— START OF INFORMATION SHOWN —
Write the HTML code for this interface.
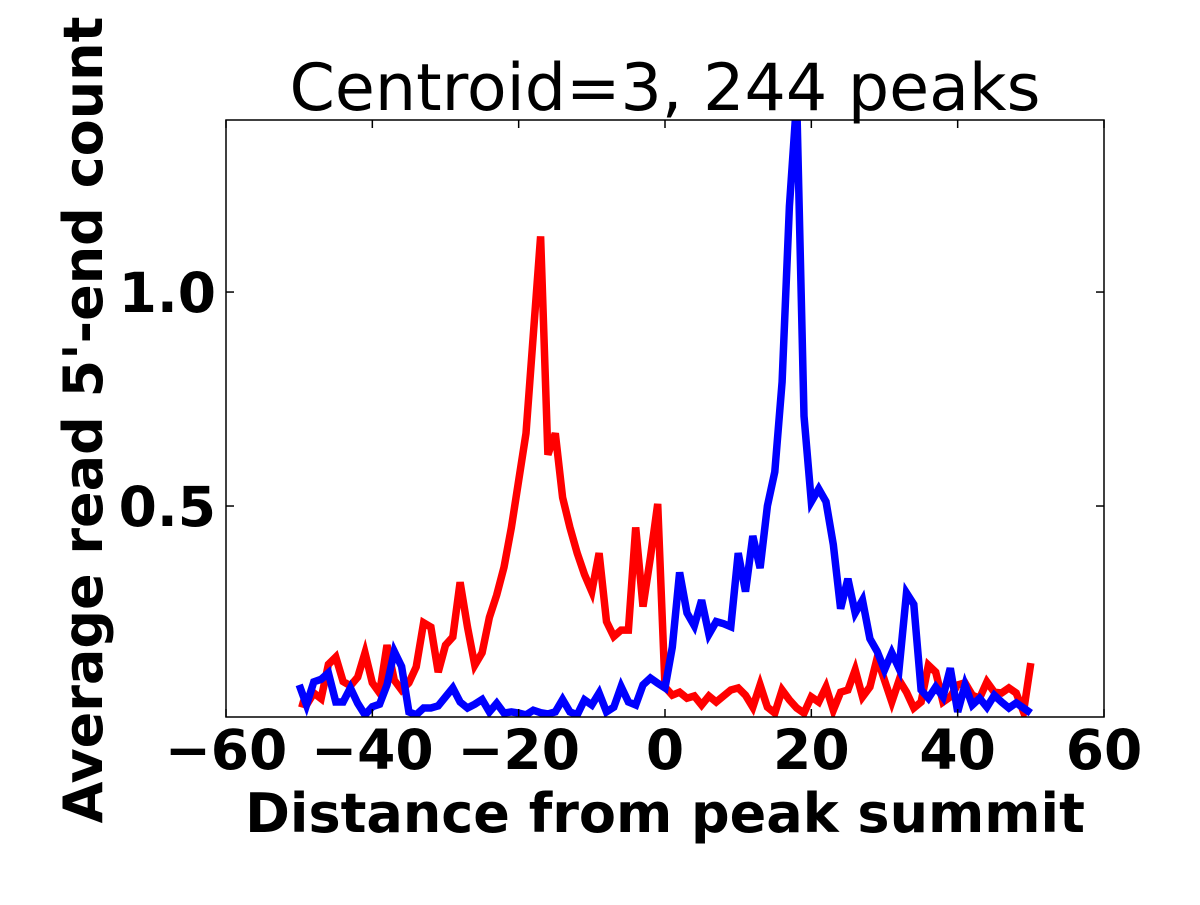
<!DOCTYPE html>
<html><head><meta charset="utf-8"><style>
body{margin:0;background:#fff}
svg text{font-family:"DejaVu Sans","Liberation Sans",sans-serif}
</style></head><body>
<svg id="chart" width="1200" height="900" xmlns="http://www.w3.org/2000/svg">
<defs><clipPath id="clip"><rect x="226" y="120" width="878" height="597"/></clipPath></defs>
<text x="665" y="110" font-size="65" text-anchor="middle">Centroid=3, 244 peaks</text>
<g id="series" clip-path="url(#clip)"></g>
<rect x="226" y="120" width="878" height="597" fill="none" stroke="#000" stroke-width="1.5"/>
<g id="axes"></g>
<text x="665" y="832" font-size="54" font-weight="bold" text-anchor="middle">Distance from peak summit</text>
<text transform="translate(102,420) rotate(-90)" font-size="54" font-weight="bold" text-anchor="middle">Average read 5'-end count</text>
</svg>
<script>
const xStart = -50;
const redValues = [.04,.035,.063,.05,.13,.147,.09,.08,.10,.157,.087,.063,.175,.093,.07,.087,.124,.227,.217,.112,.175,.194,.322,.217,.128,.157,.24,.292,.357,.45,.56,.67,.9,1.13,.62,.67,.52,.45,.39,.34,.30,.39,.23,.195,.21,.21,.45,.265,.38,.505,.077,
.058,.065,.051,.056,.035,.056,.042,.056,.07,.075,.058,.03,.082,.03,.016,.07,.047,.028,.016,.054,.042,.077,.023,.065,.07,.117,.054,.077,.145,.093,.042,.093,.065,.028,.042,.128,.112,.042,.054,.082,.087,.058,.051,.089,.065,.063,.075,.063,.019,.133];
const blueValues = [.082,.035,.089,.095,.11,.042,.042,.075,.039,.012,.031,.037,.082,.16,.125,.019,.012,.028,.028,.033,.054,.075,.042,.028,.037,.048,.019,.039,.016,.019,.016,.012,.023,.017,.014,.019,.048,.019,.012,.047,.035,.063,.019,.03,.078,.042,.035,.082,.098,.086,.075,
.17,.345,.25,.22,.28,.2,.23,.225,.218,.39,.3,.43,.355,.5,.58,.79,1.2,1.45,.71,.51,.54,.51,.41,.26,.33,.25,.28,.19,.16,.117,.157,.12,.297,.27,.07,.051,.077,.054,.121,.019,.082,.035,.051,.03,.058,.042,.028,.04,.028,.016];
const xTicks = [-60,-40,-20,0,20,40,60];
const xTickLabels = ["\u221260","\u221240","\u221220","0","20","40","60"];
const yTicks = [0.5,1.0];
const yTickLabels = ["0.5","1.0"];
const X0=226,X1=1104,Y0=717,Y1=120,XMIN=-60,XMAX=60,YMIN=0.007,YMAX=1.402;
function sx(v){return X0+(v-XMIN)/(XMAX-XMIN)*(X1-X0);}
function sy(v){return Y0-(v-YMIN)/(YMAX-YMIN)*(Y0-Y1);}
const NS="http://www.w3.org/2000/svg";
const series=document.getElementById('series');
function drawLine(vals,color,name){
  const p=document.createElementNS(NS,'polyline');
  p.setAttribute('points',vals.map((v,i)=>sx(xStart+i).toFixed(1)+','+sy(v).toFixed(1)).join(' '));
  p.setAttribute('fill','none');p.setAttribute('stroke',color);p.setAttribute('stroke-width','7.5');p.setAttribute('stroke-linejoin','miter');
  
  
  series.appendChild(p);
}
drawLine(redValues,'#ff0000','red-series-line');
drawLine(blueValues,'#0000ff','blue-series-line');
const axes=document.getElementById('axes');
xTicks.forEach((t,i)=>{
  const x=sx(t);
  [[Y0,Y0-8],[Y1,Y1+8]].forEach(([a,b])=>{
    const l=document.createElementNS(NS,'line');
    l.setAttribute('x1',x);l.setAttribute('x2',x);l.setAttribute('y1',a);l.setAttribute('y2',b);l.setAttribute('stroke','#000');l.setAttribute('stroke-width','1.5');
    
    
    axes.appendChild(l);
  });
  const tx=document.createElementNS(NS,'text');
  tx.setAttribute('x',x);tx.setAttribute('y',769);tx.setAttribute('font-size','55');tx.setAttribute('font-weight','bold');tx.setAttribute('text-anchor','middle');
  tx.textContent=xTickLabels[i];
  
  
  axes.appendChild(tx);
});
yTicks.forEach((t,i)=>{
  const y=sy(t);
  [[X0,X0+8],[X1,X1-8]].forEach(([a,b])=>{
    const l=document.createElementNS(NS,'line');
    l.setAttribute('y1',y);l.setAttribute('y2',y);l.setAttribute('x1',a);l.setAttribute('x2',b);l.setAttribute('stroke','#000');l.setAttribute('stroke-width','1.5');
    
    
    axes.appendChild(l);
  });
  const tx=document.createElementNS(NS,'text');
  tx.setAttribute('x',216);tx.setAttribute('y',y+20);tx.setAttribute('font-size','55');tx.setAttribute('font-weight','bold');tx.setAttribute('text-anchor','end');
  tx.textContent=yTickLabels[i];
  
  
  axes.appendChild(tx);
});
</script>
</body></html>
— END OF INFORMATION SHOWN —
AIM: Copy out each line word for word, please, skipping the images.

ANSWER IN FULL:
Write the HTML code for this interface.
<!DOCTYPE html>
<html><head><meta charset="utf-8"><style>
body{margin:0;background:#fff}
svg text{font-family:"DejaVu Sans","Liberation Sans",sans-serif}
</style></head><body>
<svg id="chart" width="1200" height="900" xmlns="http://www.w3.org/2000/svg">
<defs><clipPath id="clip"><rect x="226" y="120" width="878" height="597"/></clipPath></defs>
<text x="665" y="110" font-size="65" text-anchor="middle">Centroid=3, 244 peaks</text>
<g id="series" clip-path="url(#clip)"></g>
<rect x="226" y="120" width="878" height="597" fill="none" stroke="#000" stroke-width="1.5"/>
<g id="axes"></g>
<text x="665" y="832" font-size="54" font-weight="bold" text-anchor="middle">Distance from peak summit</text>
<text transform="translate(102,420) rotate(-90)" font-size="54" font-weight="bold" text-anchor="middle">Average read 5'-end count</text>
</svg>
<script>
const xStart = -50;
const redValues = [.04,.035,.063,.05,.13,.147,.09,.08,.10,.157,.087,.063,.175,.093,.07,.087,.124,.227,.217,.112,.175,.194,.322,.217,.128,.157,.24,.292,.357,.45,.56,.67,.9,1.13,.62,.67,.52,.45,.39,.34,.30,.39,.23,.195,.21,.21,.45,.265,.38,.505,.077,
.058,.065,.051,.056,.035,.056,.042,.056,.07,.075,.058,.03,.082,.03,.016,.07,.047,.028,.016,.054,.042,.077,.023,.065,.07,.117,.054,.077,.145,.093,.042,.093,.065,.028,.042,.128,.112,.042,.054,.082,.087,.058,.051,.089,.065,.063,.075,.063,.019,.133];
const blueValues = [.082,.035,.089,.095,.11,.042,.042,.075,.039,.012,.031,.037,.082,.16,.125,.019,.012,.028,.028,.033,.054,.075,.042,.028,.037,.048,.019,.039,.016,.019,.016,.012,.023,.017,.014,.019,.048,.019,.012,.047,.035,.063,.019,.03,.078,.042,.035,.082,.098,.086,.075,
.17,.345,.25,.22,.28,.2,.23,.225,.218,.39,.3,.43,.355,.5,.58,.79,1.2,1.45,.71,.51,.54,.51,.41,.26,.33,.25,.28,.19,.16,.117,.157,.12,.297,.27,.07,.051,.077,.054,.121,.019,.082,.035,.051,.03,.058,.042,.028,.04,.028,.016];
const xTicks = [-60,-40,-20,0,20,40,60];
const xTickLabels = ["\u221260","\u221240","\u221220","0","20","40","60"];
const yTicks = [0.5,1.0];
const yTickLabels = ["0.5","1.0"];
const X0=226,X1=1104,Y0=717,Y1=120,XMIN=-60,XMAX=60,YMIN=0.007,YMAX=1.402;
function sx(v){return X0+(v-XMIN)/(XMAX-XMIN)*(X1-X0);}
function sy(v){return Y0-(v-YMIN)/(YMAX-YMIN)*(Y0-Y1);}
const NS="http://www.w3.org/2000/svg";
const series=document.getElementById('series');
function drawLine(vals,color,name){
  const p=document.createElementNS(NS,'polyline');
  p.setAttribute('points',vals.map((v,i)=>sx(xStart+i).toFixed(1)+','+sy(v).toFixed(1)).join(' '));
  p.setAttribute('fill','none');p.setAttribute('stroke',color);p.setAttribute('stroke-width','7.5');p.setAttribute('stroke-linejoin','miter');
  
  
  series.appendChild(p);
}
drawLine(redValues,'#ff0000','red-series-line');
drawLine(blueValues,'#0000ff','blue-series-line');
const axes=document.getElementById('axes');
xTicks.forEach((t,i)=>{
  const x=sx(t);
  [[Y0,Y0-8],[Y1,Y1+8]].forEach(([a,b])=>{
    const l=document.createElementNS(NS,'line');
    l.setAttribute('x1',x);l.setAttribute('x2',x);l.setAttribute('y1',a);l.setAttribute('y2',b);l.setAttribute('stroke','#000');l.setAttribute('stroke-width','1.5');
    
    
    axes.appendChild(l);
  });
  const tx=document.createElementNS(NS,'text');
  tx.setAttribute('x',x);tx.setAttribute('y',769);tx.setAttribute('font-size','55');tx.setAttribute('font-weight','bold');tx.setAttribute('text-anchor','middle');
  tx.textContent=xTickLabels[i];
  
  
  axes.appendChild(tx);
});
yTicks.forEach((t,i)=>{
  const y=sy(t);
  [[X0,X0+8],[X1,X1-8]].forEach(([a,b])=>{
    const l=document.createElementNS(NS,'line');
    l.setAttribute('y1',y);l.setAttribute('y2',y);l.setAttribute('x1',a);l.setAttribute('x2',b);l.setAttribute('stroke','#000');l.setAttribute('stroke-width','1.5');
    
    
    axes.appendChild(l);
  });
  const tx=document.createElementNS(NS,'text');
  tx.setAttribute('x',216);tx.setAttribute('y',y+20);tx.setAttribute('font-size','55');tx.setAttribute('font-weight','bold');tx.setAttribute('text-anchor','end');
  tx.textContent=yTickLabels[i];
  
  
  axes.appendChild(tx);
});
</script>
</body></html>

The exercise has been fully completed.